▶ [EXERCISE INSTRUCTIONS]
Locate every line in the records below that contains the word "this", and copy each one.

▶ [MATERIAL TO PROCESS]
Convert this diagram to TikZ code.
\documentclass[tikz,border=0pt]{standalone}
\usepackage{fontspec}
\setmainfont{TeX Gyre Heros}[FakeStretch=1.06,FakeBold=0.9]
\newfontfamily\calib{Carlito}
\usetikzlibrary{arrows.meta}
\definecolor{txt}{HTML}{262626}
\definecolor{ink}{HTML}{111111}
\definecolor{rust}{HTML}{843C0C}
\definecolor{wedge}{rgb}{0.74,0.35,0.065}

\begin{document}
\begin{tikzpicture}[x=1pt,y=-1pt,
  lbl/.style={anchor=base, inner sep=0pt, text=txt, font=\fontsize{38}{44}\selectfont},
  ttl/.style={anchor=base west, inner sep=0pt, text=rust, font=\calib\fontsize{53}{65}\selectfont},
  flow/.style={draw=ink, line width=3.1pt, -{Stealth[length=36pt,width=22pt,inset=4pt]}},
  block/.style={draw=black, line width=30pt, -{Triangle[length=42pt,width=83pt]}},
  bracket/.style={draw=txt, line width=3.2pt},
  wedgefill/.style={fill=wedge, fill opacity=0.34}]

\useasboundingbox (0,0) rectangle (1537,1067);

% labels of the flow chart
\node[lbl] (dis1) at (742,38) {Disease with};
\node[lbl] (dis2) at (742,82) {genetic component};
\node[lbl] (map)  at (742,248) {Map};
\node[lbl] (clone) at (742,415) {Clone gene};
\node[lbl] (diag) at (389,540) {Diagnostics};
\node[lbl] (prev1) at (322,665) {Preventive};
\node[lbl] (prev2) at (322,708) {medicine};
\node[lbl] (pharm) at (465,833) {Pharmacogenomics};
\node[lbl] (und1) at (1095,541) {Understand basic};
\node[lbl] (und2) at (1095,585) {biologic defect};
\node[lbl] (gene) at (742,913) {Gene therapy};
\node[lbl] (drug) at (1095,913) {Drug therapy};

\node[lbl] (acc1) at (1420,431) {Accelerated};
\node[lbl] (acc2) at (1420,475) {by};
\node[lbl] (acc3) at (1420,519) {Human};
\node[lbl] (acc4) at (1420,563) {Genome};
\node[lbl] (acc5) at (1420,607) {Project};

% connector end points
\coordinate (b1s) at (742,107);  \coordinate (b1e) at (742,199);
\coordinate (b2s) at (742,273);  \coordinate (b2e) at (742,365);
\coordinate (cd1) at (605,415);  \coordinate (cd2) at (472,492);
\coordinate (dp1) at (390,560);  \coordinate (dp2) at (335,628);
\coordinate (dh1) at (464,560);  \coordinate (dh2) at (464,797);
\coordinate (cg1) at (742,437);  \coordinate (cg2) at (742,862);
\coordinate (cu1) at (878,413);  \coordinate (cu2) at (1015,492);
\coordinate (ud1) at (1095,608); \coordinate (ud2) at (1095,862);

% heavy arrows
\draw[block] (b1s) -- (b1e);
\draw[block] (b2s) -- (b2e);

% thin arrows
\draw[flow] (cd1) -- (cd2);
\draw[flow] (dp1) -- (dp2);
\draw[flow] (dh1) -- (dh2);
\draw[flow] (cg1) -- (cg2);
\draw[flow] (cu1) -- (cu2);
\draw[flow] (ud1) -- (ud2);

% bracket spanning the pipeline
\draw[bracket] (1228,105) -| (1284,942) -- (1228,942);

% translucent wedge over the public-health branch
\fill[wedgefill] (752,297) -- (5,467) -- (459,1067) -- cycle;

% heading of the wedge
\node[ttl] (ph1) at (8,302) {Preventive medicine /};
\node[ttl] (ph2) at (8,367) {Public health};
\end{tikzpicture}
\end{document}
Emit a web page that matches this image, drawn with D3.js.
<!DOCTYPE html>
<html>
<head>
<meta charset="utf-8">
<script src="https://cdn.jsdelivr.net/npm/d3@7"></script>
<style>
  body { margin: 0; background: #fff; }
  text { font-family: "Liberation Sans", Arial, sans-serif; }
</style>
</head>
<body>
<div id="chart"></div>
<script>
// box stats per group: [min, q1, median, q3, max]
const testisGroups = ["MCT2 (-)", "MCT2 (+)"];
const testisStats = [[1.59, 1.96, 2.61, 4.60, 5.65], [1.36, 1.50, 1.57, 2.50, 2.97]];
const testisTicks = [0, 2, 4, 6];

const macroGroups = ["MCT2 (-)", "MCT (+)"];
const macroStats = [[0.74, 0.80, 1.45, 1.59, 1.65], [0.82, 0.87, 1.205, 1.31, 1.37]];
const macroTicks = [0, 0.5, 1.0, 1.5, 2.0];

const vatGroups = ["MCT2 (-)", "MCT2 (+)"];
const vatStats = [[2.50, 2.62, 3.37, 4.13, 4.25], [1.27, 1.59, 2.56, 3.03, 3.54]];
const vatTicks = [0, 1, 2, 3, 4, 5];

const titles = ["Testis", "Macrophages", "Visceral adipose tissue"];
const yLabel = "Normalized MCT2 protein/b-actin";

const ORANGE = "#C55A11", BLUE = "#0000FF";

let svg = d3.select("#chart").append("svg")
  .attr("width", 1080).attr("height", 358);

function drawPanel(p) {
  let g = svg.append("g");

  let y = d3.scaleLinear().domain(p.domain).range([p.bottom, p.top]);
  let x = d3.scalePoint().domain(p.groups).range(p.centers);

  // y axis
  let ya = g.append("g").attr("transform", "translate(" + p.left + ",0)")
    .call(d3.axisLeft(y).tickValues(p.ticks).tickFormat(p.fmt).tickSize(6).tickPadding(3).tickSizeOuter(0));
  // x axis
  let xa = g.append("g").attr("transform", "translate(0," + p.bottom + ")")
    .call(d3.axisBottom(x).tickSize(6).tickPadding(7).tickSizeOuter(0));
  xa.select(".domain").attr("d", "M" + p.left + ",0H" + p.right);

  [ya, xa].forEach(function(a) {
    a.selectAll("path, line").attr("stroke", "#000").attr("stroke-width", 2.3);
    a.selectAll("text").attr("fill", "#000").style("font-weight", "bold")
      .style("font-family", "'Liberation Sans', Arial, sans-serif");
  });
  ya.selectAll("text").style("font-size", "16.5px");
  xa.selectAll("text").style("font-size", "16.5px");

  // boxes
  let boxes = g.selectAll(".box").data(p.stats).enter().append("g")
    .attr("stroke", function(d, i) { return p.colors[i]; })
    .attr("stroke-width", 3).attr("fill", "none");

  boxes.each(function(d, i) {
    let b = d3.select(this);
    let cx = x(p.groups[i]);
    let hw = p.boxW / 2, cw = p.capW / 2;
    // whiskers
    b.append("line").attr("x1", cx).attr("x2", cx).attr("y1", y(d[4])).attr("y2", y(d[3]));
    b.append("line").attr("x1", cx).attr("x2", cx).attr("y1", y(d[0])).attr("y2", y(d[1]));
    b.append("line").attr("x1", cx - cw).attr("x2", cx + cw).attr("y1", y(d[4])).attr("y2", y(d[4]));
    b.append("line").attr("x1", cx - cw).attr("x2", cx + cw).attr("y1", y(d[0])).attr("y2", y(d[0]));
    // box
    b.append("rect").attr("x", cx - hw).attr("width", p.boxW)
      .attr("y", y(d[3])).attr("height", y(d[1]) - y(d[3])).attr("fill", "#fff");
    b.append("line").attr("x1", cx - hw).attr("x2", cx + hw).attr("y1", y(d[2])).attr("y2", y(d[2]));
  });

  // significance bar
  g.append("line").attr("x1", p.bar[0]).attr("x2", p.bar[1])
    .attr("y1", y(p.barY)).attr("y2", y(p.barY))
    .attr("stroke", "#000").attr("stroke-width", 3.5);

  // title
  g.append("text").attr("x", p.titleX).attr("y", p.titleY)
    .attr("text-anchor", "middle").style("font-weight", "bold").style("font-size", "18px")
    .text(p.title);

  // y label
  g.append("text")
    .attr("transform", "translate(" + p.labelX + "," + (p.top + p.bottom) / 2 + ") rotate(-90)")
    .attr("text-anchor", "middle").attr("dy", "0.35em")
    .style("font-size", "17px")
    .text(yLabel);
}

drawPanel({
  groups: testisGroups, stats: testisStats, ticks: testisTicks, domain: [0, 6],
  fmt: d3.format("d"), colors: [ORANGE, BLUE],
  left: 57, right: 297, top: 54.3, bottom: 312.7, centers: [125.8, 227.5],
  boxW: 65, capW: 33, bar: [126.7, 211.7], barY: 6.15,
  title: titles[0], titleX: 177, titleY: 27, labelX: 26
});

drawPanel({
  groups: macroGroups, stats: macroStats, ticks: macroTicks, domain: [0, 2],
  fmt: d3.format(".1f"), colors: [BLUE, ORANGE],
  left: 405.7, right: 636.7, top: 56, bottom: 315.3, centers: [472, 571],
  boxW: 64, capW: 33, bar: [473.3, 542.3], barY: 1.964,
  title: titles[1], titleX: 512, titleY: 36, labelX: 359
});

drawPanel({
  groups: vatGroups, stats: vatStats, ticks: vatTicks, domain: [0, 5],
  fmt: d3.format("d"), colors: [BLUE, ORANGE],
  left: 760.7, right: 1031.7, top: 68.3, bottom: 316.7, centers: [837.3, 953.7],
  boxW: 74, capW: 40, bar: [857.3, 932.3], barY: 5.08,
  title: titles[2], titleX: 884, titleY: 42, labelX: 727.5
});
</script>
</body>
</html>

▶ [WORKED ANSWER]
Convert this diagram to TikZ code.
Emit a web page that matches this image, drawn with D3.js.
    let b = d3.select(this);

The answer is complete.